Thanks for the updates above, do you think its now time for me to merge/test this out?

Thanks

IIEleven11 commented 1 month ago

Hi @IIEleven11 Hope you are keeping well. Apologies for not catching up with you, Its been a busy week for me with quite a few requests/issues with lots of things.

Thanks for the updates above, do you think its now time for me to merge/test this out?

Thanks

Yeah I would really love It if another developer would really look into it with me. I've been trying to essentially reverse engineer coqui's code and would love another mind to collaborate with.

I have tested it a few more times since then. Adding vocabulary works as expected.

One thing though. I am trying to add a new special token which is proving to be a bit more nuanced.

I would guess most users don't try and do this though so it shouldn't be a problem for now.

IIEleven11 commented 1 month ago

I also saw you were deep into the conversation at one point in some really old commits. Do you know anything about the loss of ability to prompt engineer the model between tortoise and xtts?

Things like "[joy] it's nice to meet you!" Would generate an emotional joyous sentence. Tortoise can do it. Xttsv2 paid API could do it. But now we can't do it.

This is what I've been trying to solve. It would appear they removed this functionality from the open source versions. And because the tortoise and xtts models are nearly identical I believe we could put the pieces together to get it back.

erew123 commented 1 month ago

Hi @IIEleven11 Spent my morning cleaning up after spilling coffee all over my desk, computer, keyboard, wall, floor etc.... :/ so lost a few hours of my day where I was hoping to respond properly, look into a few things etc. How annoying!

Anyway, first off, I found this conversation earlier https://github.com/coqui-ai/TTS/issues/3704 I wonder if that may be of interest??

As for emotions, I didn't know they HAD implemented them at some point in the past but it must have been on the roadmap according to this https://github.com/coqui-ai/TTS/discussions/3255 and I can see it on the roadmap https://github.com/coqui-ai/TTS/issues/378 as Implement emotion and style adaptation. in the as yet uncompleted "milestones along the way".

To add to all this, eginhard https://github.com/eginhard is currently maintaining TTS and the Coqui scripts. He is not someone whom worked for Coqui (as I understand) he is just passionate about TTS and the Coqui model. He also appears to be doing quite a bit of work on the trainers/finetuning https://github.com/idiap/coqui-ai-TTS/commits/dev/ (yet to be released). Im not sure how involved he may want to be with another project, but, I suspect he knows quite a bit about the trainer and probably knows/has figured out quite a bit about the model....... Maybe he might be a good person for us to ask a few questions to (should he have time). I suppose we could pose any questions there, if you agree that could be a good path?

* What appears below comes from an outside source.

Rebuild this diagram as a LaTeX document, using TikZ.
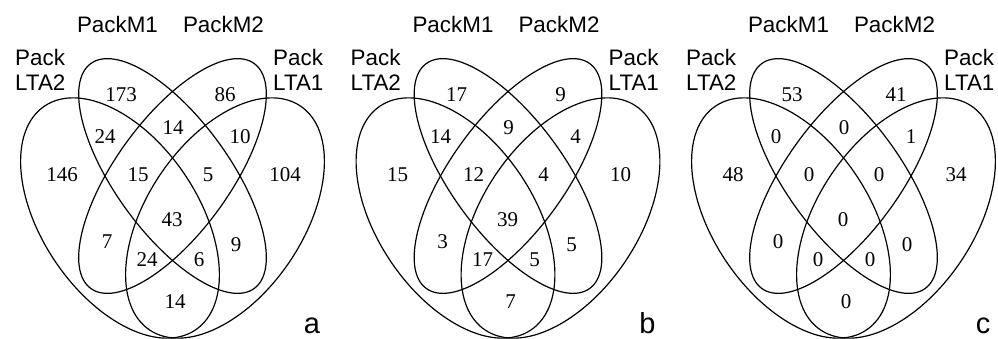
\documentclass[tikz,border=0pt]{standalone}
\usepackage{fontspec}
\setmainfont{Liberation Serif}
\newfontfamily\vennsans{Liberation Sans}
\tikzset{
  setline/.style={draw=black, line width=1.2pt},
  num/.style={font=\fontsize{21}{21}\selectfont, inner sep=0pt},
  lab/.style={font=\vennsans\fontsize{22.4}{25}\selectfont, inner sep=0pt},
  tagtext/.style={font=\vennsans\fontsize{29}{29}\selectfont, inner sep=0pt},
}
\begin{document}
\begin{tikzpicture}[x=1pt,y=1pt]
\useasboundingbox (0,0) rectangle (998,-338);
\foreach \dx/\p/\nA/\nB/\nC/\nD/\nE/\nF/\nG/\nH/\nI/\nJ/\nK/\nL/\nM/\nN/\nO in {
  0/a/173/86/24/14/10/146/15/5/104/43/7/9/24/6/14,
  335.5/b/17/9/14/9/4/15/12/4/10/39/3/5/17/5/7,
  671/c/53/41/0/0/1/48/0/0/34/0/0/0/0/0/0}{
\begin{scope}[xshift=\dx pt]
  % sets
  \draw[setline, rotate around={-56:(120,-218)}] (120,-218) ellipse (135 and 78);
  \draw[setline, rotate around={56:(225,-218)}] (225,-218) ellipse (135 and 78);
  \draw[setline, rotate around={-54:(172.5,-176)}] (172.5,-176) ellipse (139 and 57);
  \draw[setline, rotate around={54:(172.5,-176)}] (172.5,-176) ellipse (139 and 57);
  % labels
  \node[lab, anchor=base] (m1\p) at (117.5,-32) {PackM1};
  \node[lab, anchor=base] (m2\p) at (223.5,-32) {PackM2};
  \node[lab, anchor=base west] (l2a\p) at (15,-65) {Pack};
  \node[lab, anchor=base west] (l2b\p) at (15,-90) {LTA2};
  \node[lab, anchor=base west] (l1a\p) at (273,-65) {Pack};
  \node[lab, anchor=base west] (l1b\p) at (273,-90) {LTA1};
  \node[tagtext, anchor=base] (tag\p) at (312,-333) {\p};
  % counts
  \node[num] (nA\p) at (121,-95) {\nA};
  \node[num] (nB\p) at (225,-95) {\nB};
  \node[num] (nC\p) at (105,-137) {\nC};
  \node[num] (nD\p) at (173,-128) {\nD};
  \node[num] (nE\p) at (240,-137) {\nE};
  \node[num] (nF\p) at (62,-175) {\nF};
  \node[num] (nG\p) at (138,-175) {\nG};
  \node[num] (nH\p) at (208,-175) {\nH};
  \node[num] (nI\p) at (285,-175) {\nI};
  \node[num] (nJ\p) at (172,-220) {\nJ};
  \node[num] (nK\p) at (107,-242) {\nK};
  \node[num] (nL\p) at (236,-245) {\nL};
  \node[num] (nM\p) at (147,-260) {\nM};
  \node[num] (nN\p) at (199,-260) {\nN};
  \node[num] (nO\p) at (175,-302) {\nO};
\end{scope}
}
\end{tikzpicture}
\end{document}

IIEleven11 commented 1 month ago

Awesome! Thanks for the leads. Yeah that's a good idea.

I did just make a breakthrough though that kind of confirms some of my theories.

I trained an xttsv2 model that can whisper using a custom special token "[whisper]". So I think this means that we can technically make any special token including for emotions.

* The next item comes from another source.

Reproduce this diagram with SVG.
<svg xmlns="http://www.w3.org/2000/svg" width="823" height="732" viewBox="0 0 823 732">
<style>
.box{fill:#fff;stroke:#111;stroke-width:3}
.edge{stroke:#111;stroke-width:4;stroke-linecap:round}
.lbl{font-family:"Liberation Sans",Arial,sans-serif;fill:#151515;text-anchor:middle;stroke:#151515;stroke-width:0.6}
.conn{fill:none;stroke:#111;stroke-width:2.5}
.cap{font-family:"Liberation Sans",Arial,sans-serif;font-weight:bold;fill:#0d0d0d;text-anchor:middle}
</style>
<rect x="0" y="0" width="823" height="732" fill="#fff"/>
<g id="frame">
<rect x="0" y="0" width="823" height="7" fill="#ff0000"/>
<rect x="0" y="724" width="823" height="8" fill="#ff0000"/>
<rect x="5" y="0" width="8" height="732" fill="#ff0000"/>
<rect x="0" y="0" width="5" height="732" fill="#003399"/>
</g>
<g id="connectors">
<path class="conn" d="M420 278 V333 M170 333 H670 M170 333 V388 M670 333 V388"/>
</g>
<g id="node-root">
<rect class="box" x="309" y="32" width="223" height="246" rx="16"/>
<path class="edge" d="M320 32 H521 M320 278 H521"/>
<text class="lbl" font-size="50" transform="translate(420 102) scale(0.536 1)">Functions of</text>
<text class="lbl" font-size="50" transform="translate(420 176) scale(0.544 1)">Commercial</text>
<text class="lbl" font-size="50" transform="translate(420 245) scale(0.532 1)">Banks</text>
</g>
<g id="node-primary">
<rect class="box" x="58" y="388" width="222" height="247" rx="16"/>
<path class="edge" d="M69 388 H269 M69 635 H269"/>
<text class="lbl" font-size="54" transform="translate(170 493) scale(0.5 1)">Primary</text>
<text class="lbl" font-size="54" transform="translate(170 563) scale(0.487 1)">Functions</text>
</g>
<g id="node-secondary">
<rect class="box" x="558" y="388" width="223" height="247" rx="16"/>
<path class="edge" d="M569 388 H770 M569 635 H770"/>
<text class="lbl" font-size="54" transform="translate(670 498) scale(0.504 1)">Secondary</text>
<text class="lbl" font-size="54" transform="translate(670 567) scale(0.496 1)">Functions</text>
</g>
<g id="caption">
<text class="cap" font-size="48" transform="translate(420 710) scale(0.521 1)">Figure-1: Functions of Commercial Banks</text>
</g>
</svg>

The only difference being tortoise can just do many emotions and these tokens are nowhere to be found within its vocab.json but yet it knoww exactly how to handle them.

Anyways, so my conclusion with this new tokenizer is if people want to train new vocabulary they need a significant amount of data. 4 or 5 hours only works partially it will lose the ability to say generate certain sounds while gaining the ability to say others. This is negated with more data. It looks like somewhere around 15 to 20 hours give or take would be more ideal.

erew123 commented 1 month ago

Wow! Training it to emote, that's pretty cool!

Re your conclusion though, that sounds similar to what I read about training an entirely new language into the model, without fully training all other languages at the same time. I imagine you need a hell of a lot of compute to build out a base model for this.

erew123 commented 2 weeks ago

Hi @IIEleven11 Hope you are well. Apologies again, Im struggling to get near code/deal with support at the moment. I dont want to air my life on the internet, however for the past few months, I have a ongoing situation that has me traveling+away from my own home and computer, providing help/care for a family member.

If you feel this should be merged in, I am happy to do so, as long as you feel its bug free. I can give it a run through when possible and check all works.

If there is anything specific you would like me to try look at or help you figure, please give me a list of items and I will try to do so.

I will get to it as soon as I can.

All the best

IIEleven11 commented 1 week ago

Hi @IIEleven11 Hope you are well. Apologies again, Im struggling to get near code/deal with support at the moment. I dont want to air my life on the internet, however for the past few months, I have a ongoing situation that has me traveling+away from my own home and computer, providing help/care for a family member.

If you feel this should be merged in, I am happy to do so, as long as you feel its bug free. I can give it a run through when possible and check all works.

If there is anything specific you would like me to try look at or help you figure, please give me a list of items and I will try to do so.

I will get to it as soon as I can.

All the best

Oh sorry, actually I have an update for it that solves the model losing the ability to speak specific words. We need to freeze the embeddings layers of the base model prior to training. After I push that to this though, you could merge it but it isn't integrated into your webui. So if anyone wants to use the process they would need to run each script alone. I could maybe work on integrating it with your code, I don't expect it to be too difficult (famous last words). I am just swamped with clients at the moment and am about to release my own personal project. If I can get to it though I will.